Hawaii is in trouble on so many issues - our economy, our government, our bureaucracy, education, environment, and more. We need to know what’s going on. Being a one paper community will put us further behind. If you don’t know what’s wrong, how can you fix it?
A FEW MODEST SUGGESTIONS
So let me make some suggestions to the people who will now keep us informed:
Be nice to the reporters or they’ll leave town like the musicians and doctors. Pay them well and treat them well. Make them heroes and role models. Encourage them to speak and participate in the community. Give them a decent career so the kids will see and study journalism again.
Take articles like Broken Trust – it’s your duty and a great tradition of the Star-Bulletin. Have volunteer journalists. Encourage expertise, investigative reporting, candor and chutzpath, within limits. Except in the case of event promotions, don’t just reprint press releases.
John Temple was right – don’t accept anonymous comments. If these people are not willing to tell you who they are, don’t let them into a place where they can mess things up. Anonymity is unnecessary, and is a license for irresponsibility and spitefulness, which helps no one.
How about scrupulously separating news from comment and avoiding destructive agendas? At the same time, how about trying to avoid editorial attacks against legitimate progress in our state? Would it be so hard to support technology and the diversification of our economy?
If you find that you’re losing money, tell us. We don’t want you to fail too. It just may be that the public would pay more for a copy or a subscription in order to keep our last newspaper running. Who knows? That approach might have saved the Advertiser too. Give nonprofits substantial discounts on ads. Give up on the classified ads and let Craig’s List do it.

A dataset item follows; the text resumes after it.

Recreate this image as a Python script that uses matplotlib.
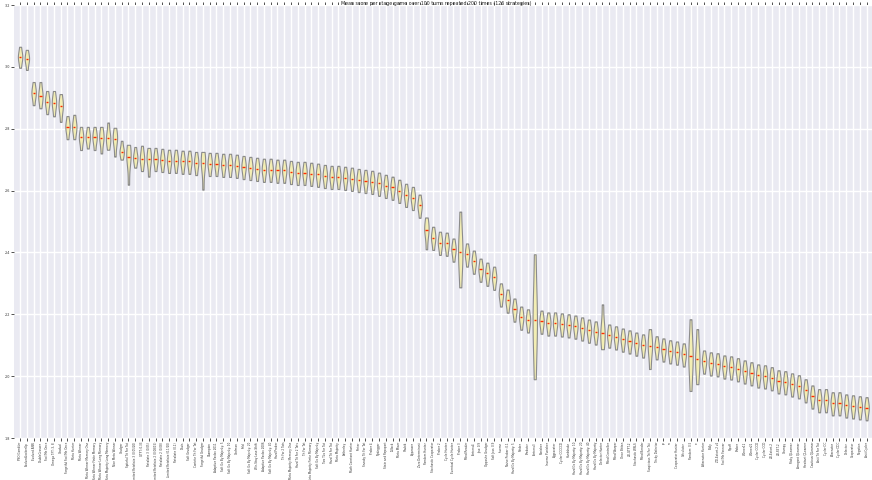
import matplotlib
matplotlib.use("Agg")
import matplotlib.pyplot as plt

# Strategy names in ranked order
strategies = [
    "PSO Gambler", "EvolvedLookerUp", "Evolved ANN", "DoubleCrosser", "Fool Me Once",
    "Omega TFT: 3, 8", "Gradual", "Forgetful Fool Me Once", "Meta Hunter", "Meta Winner",
    "Meta Winner Memory One", "Meta Winner Finite Memory", "Meta Winner Long Memory",
    "Meta Majority Long Memory", "Nice Meta Winner", "Grudger", "Spiteful Tit For Tat",
    "Limited Retaliate 3 (0.05/20)", "GTFT: 0.33", "Retaliate 3 (0.05)",
    "Limited Retaliate 2 (0.08/15)", "Retaliate 2 (0.08)", "Limited Retaliate (0.1/20)",
    "Retaliate (0.1)", "Davis", "Soft Grudger", "Contrite Tit For Tat", "Forgetful Grudger",
    "Champion", "Adaptive Pavlov 2011", "Soft Go By Majority: 5", "Soft Go By Majority: 10",
    "Grofman", "Feld", "Soft Go By Majority: 20", "Win-Stay Lose-Shift", "Adaptive Pavlov 2006",
    "Soft Go By Majority: 40", "Hard Prober", "Tit For 2 Tats", "Meta Majority Memory One",
    "Hard Tit For 2 Tats", "Tit For Tat", "Meta Majority Finite Memory", "Soft Go By Majority",
    "Two Tits For Tat", "Hard Tit For Tat", "Meta Majority", "Eatherley", "Math Constant Hunter",
    "Tester", "Sneaky Tit For Tat", "Prober 4", "Nydegger", "Stein and Rapoport", "Tullock",
    "Meta Mixer", "Shubik", "Appeaser", "Zero Determinant", "Random Hunter",
    "Stochastic Cooperator", "Prober 2", "Cycle Hunter", "Eventual Cycle Hunter", "Prober 3",
    "Mind Reader", "Fortress4", "Joss: 0.9", "Opposite Grudger", "Soft Joss: 0.9", "Inverse",
    "Naive Prober: 0.1", "Hard Go By Majority: 5", "Raider", "Predator", "Fortress3",
    "Punisher", "Inverse Punisher", "Aggravater", "Cycler CCCCCD", "Handshake",
    "Hard Go By Majority: 10", "Hard Go By Majority: 20", "Hard Go By Majority: 40",
    "Hard Go By Majority", "Defector Hunter", "Mind Controller", "Mind Warper", "Once Bitten",
    "ZD-GTFT-2", "Stochastic WSLS", "Mind Bender", "Suspicious Tit For Tat", "Tricky Defector",
    "φ", "π", "Cooperator Hunter", "Calculator", "Random: 0.5", "e", "Alternator Hunter",
    "Bully", "ZD-Extort-2 v2", "Fool Me Forever", "Ripoff", "Prober", "Winner12", "Winner21",
    "Cycler CCCD", "Cycler CCD", "ZD-Extort-2", "ZD-SET-2", "Grumpy", "Risky QLearner",
    "Arrogant QLearner", "Hesitant QLearner", "Cautious QLearner", "Anti Tit For Tat",
    "Cycler DC", "Alternator", "Cycler DDC", "Defector", "Cooperator", "Negation",
    "Anti Cycler",
]

# Median score per strategy
medians = [
    3.032, 3.026, 2.916, 2.906, 2.887, 2.884, 2.874, 2.806, 2.806, 2.772,
    2.772, 2.772, 2.771, 2.769, 2.768, 2.726, 2.710, 2.706, 2.703, 2.703,
    2.702, 2.698, 2.697, 2.697, 2.694, 2.694, 2.690, 2.690, 2.687, 2.687,
    2.684, 2.684, 2.681, 2.677, 2.674, 2.671, 2.668, 2.668, 2.665, 2.665,
    2.661, 2.658, 2.658, 2.655, 2.652, 2.648, 2.645, 2.645, 2.642, 2.639,
    2.635, 2.632, 2.629, 2.623, 2.616, 2.610, 2.600, 2.587, 2.577, 2.552,
    2.474, 2.448, 2.432, 2.429, 2.410, 2.403, 2.394, 2.371, 2.345, 2.332,
    2.319, 2.265, 2.245, 2.216, 2.190, 2.181, 2.181, 2.177, 2.171, 2.171,
    2.168, 2.165, 2.161, 2.155, 2.148, 2.142, 2.139, 2.132, 2.126, 2.119,
    2.113, 2.106, 2.100, 2.097, 2.094, 2.087, 2.081, 2.077, 2.071, 2.065,
    2.055, 2.048, 2.042, 2.039, 2.032, 2.029, 2.023, 2.016, 2.010, 2.003,
    2.000, 1.994, 1.984, 1.981, 1.974, 1.968, 1.955, 1.935, 1.923, 1.923,
    1.913, 1.913, 1.906, 1.903, 1.900, 1.897,
]

# Lowest score per strategy
lows = [
    2.997, 2.990, 2.876, 2.866, 2.847, 2.840, 2.822, 2.766, 2.766, 2.731,
    2.736, 2.731, 2.720, 2.732, 2.710, 2.700, 2.619, 2.674, 2.663, 2.645,
    2.663, 2.660, 2.657, 2.657, 2.654, 2.654, 2.650, 2.603, 2.647, 2.647,
    2.644, 2.644, 2.641, 2.637, 2.634, 2.631, 2.628, 2.628, 2.625, 2.625,
    2.621, 2.618, 2.618, 2.615, 2.612, 2.608, 2.605, 2.605, 2.602, 2.599,
    2.595, 2.592, 2.589, 2.583, 2.576, 2.570, 2.560, 2.547, 2.537, 2.512,
    2.410, 2.408, 2.392, 2.389, 2.370, 2.287, 2.354, 2.331, 2.305, 2.292,
    2.279, 2.225, 2.205, 2.176, 2.150, 2.141, 1.990, 2.137, 2.131, 2.131,
    2.128, 2.125, 2.121, 2.115, 2.108, 2.102, 2.087, 2.092, 2.086, 2.079,
    2.073, 2.066, 2.060, 2.023, 2.054, 2.047, 2.041, 2.037, 2.031, 1.952,
    1.974, 2.008, 2.002, 1.999, 1.992, 1.989, 1.983, 1.976, 1.970, 1.963,
    1.960, 1.954, 1.944, 1.941, 1.934, 1.928, 1.915, 1.895, 1.883, 1.883,
    1.873, 1.873, 1.866, 1.863, 1.860, 1.857,
]

# Highest score per strategy
highs = [
    3.065, 3.055, 2.951, 2.951, 2.922, 2.922, 2.912, 2.841, 2.845, 2.806,
    2.806, 2.806, 2.806, 2.820, 2.803, 2.761, 2.748, 2.741, 2.745, 2.738,
    2.738, 2.735, 2.732, 2.732, 2.729, 2.729, 2.725, 2.725, 2.722, 2.722,
    2.719, 2.719, 2.716, 2.712, 2.709, 2.706, 2.703, 2.703, 2.700, 2.700,
    2.696, 2.693, 2.693, 2.690, 2.687, 2.683, 2.680, 2.680, 2.677, 2.674,
    2.670, 2.667, 2.664, 2.658, 2.651, 2.645, 2.635, 2.622, 2.612, 2.587,
    2.513, 2.483, 2.467, 2.464, 2.445, 2.532, 2.429, 2.406, 2.380, 2.367,
    2.354, 2.300, 2.280, 2.251, 2.225, 2.216, 2.394, 2.212, 2.206, 2.206,
    2.203, 2.200, 2.196, 2.190, 2.183, 2.177, 2.232, 2.167, 2.161, 2.154,
    2.148, 2.141, 2.135, 2.152, 2.129, 2.122, 2.116, 2.112, 2.106, 2.184,
    2.152, 2.083, 2.077, 2.074, 2.067, 2.064, 2.058, 2.051, 2.045, 2.038,
    2.035, 2.029, 2.019, 2.016, 2.009, 2.003, 1.990, 1.970, 1.958, 1.958,
    1.948, 1.948, 1.941, 1.938, 1.935, 1.932,
]

title = "Mean score per stage game over 100 turns repeated 200 times (126 strategies)"

# samples for each violin: low, median (weighted), high
samples = [[lo, md, md, md, hi] for lo, md, hi in zip(lows, medians, highs)]
positions = list(range(1, len(strategies) + 1))

plt.rcParams["font.family"] = ["DejaVu Sans"]
fig = plt.figure(figsize=(8.72, 4.8), dpi=100)
ax = fig.add_axes([14 / 872, 42 / 480, 858 / 872, 433 / 480])
ax.set_facecolor("#EAEAF2")

parts = ax.violinplot(samples, positions=positions, widths=0.65,
                      showmedians=True, showextrema=False)
for body in parts["bodies"]:
    body.set_facecolor("#F3EEB4")
    body.set_edgecolor("#8C8C8C")
    body.set_linewidth(0.8)
    body.set_alpha(1)
parts["cmedians"].set_color("#FF2A00")
parts["cmedians"].set_linewidth(1.0)

ax.set_xlim(0.1, 126.8)
ax.set_ylim(1.8, 3.2)
ax.set_xticks(positions)
ax.set_xticklabels(strategies, rotation=90, fontsize=1.95, color="#333333")
ax.set_yticks([1.8, 2.0, 2.2, 2.4, 2.6, 2.8, 3.0, 3.2])
ax.set_yticklabels(["1.8", "2.0", "2.2", "2.4", "2.6", "2.8", "3.0", "3.2"],
                   fontsize=2.4, color="#333333")
ax.tick_params(axis="both", length=2, width=0.6, color="#333333", pad=0.8,
               top=True, direction="out")
ax.grid(True, color="white", linewidth=1.0)
ax.set_axisbelow(True)
for s in ax.spines.values():
    s.set_visible(False)
fig.text(0.5, 1 - 3 / 480, title, fontsize=3.4, ha="center", va="center",
         color="#222222")

fig.savefig("out.png", dpi=100)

Make old stories easily accessible to the public, forever and for free. Yes, free. This is a great service for the public, for other journalists and for the kids in school, and with modern server and search technology it’s not very expensive to do it. The benefits will be enormous.
Some people will always require a print copy, so keep on printing. But make a mirror image of it online with a great website bristling with links and videos. Make it a snap to find things. Keep on sending news links by email once or possibly twice a day, even to non-subscribers.
And most important of all, someone needs to start another paper – at this point we clearly don’t have enough of them.